### What this task involves
Transcribe only the lines from the line with "Write the Chart.js code for this chart." through the line with "const yTicks = [0, 100, 200, 300, 400, 500, 600];", exactly, counting both of those lines as part of the stretch.

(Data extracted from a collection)
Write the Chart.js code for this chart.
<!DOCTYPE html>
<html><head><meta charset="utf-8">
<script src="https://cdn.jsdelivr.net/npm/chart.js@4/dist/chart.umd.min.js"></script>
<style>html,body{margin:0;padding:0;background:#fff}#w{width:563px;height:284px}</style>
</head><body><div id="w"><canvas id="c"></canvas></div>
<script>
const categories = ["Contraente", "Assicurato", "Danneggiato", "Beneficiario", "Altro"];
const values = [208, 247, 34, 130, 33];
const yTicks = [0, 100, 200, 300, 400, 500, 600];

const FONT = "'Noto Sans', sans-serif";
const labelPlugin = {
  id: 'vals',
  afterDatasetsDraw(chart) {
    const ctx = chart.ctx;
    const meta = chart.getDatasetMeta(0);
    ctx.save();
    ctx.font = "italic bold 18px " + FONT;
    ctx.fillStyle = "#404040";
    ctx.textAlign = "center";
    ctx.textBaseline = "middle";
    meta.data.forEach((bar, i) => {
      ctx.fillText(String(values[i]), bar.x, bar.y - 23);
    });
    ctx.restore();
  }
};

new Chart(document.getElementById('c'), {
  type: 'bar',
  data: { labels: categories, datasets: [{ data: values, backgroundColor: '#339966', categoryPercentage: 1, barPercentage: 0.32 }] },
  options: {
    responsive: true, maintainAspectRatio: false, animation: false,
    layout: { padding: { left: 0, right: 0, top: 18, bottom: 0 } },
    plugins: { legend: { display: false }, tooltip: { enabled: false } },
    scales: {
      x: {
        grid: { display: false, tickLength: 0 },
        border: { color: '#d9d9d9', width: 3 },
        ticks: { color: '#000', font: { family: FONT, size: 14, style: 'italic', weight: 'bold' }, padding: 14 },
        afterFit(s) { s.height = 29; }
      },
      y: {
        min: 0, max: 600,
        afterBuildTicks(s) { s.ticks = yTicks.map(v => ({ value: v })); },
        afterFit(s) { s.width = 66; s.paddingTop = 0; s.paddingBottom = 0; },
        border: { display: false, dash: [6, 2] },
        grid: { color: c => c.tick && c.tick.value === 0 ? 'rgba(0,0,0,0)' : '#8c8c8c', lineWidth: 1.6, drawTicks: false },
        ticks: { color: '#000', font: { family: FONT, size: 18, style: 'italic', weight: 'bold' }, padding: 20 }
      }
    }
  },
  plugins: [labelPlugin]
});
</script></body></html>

---

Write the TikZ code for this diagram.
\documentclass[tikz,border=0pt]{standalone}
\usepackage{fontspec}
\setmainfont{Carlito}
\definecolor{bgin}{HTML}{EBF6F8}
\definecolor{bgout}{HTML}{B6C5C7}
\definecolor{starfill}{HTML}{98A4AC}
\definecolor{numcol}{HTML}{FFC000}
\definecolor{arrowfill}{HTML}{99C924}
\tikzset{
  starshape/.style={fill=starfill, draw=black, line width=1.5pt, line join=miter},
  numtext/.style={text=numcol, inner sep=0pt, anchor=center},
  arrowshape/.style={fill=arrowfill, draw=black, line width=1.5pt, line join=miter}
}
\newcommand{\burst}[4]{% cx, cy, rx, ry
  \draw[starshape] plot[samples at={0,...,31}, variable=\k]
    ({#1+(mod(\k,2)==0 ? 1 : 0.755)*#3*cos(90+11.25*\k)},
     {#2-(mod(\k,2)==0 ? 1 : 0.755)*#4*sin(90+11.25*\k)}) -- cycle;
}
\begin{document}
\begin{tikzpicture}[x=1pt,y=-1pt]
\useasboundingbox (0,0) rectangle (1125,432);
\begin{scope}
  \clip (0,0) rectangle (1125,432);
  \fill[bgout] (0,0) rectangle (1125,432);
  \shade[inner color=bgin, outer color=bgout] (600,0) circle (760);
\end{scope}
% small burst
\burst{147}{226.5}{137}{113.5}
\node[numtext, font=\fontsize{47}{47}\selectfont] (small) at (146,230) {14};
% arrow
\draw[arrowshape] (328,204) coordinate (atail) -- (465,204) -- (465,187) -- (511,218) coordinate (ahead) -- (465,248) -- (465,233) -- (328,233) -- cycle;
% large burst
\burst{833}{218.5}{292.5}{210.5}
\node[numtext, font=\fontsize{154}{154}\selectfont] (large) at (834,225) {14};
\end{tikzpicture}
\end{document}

### Answer to this exercise
Write the Chart.js code for this chart.
<!DOCTYPE html>
<html><head><meta charset="utf-8">
<script src="https://cdn.jsdelivr.net/npm/chart.js@4/dist/chart.umd.min.js"></script>
<style>html,body{margin:0;padding:0;background:#fff}#w{width:563px;height:284px}</style>
</head><body><div id="w"><canvas id="c"></canvas></div>
<script>
const categories = ["Contraente", "Assicurato", "Danneggiato", "Beneficiario", "Altro"];
const values = [208, 247, 34, 130, 33];
const yTicks = [0, 100, 200, 300, 400, 500, 600];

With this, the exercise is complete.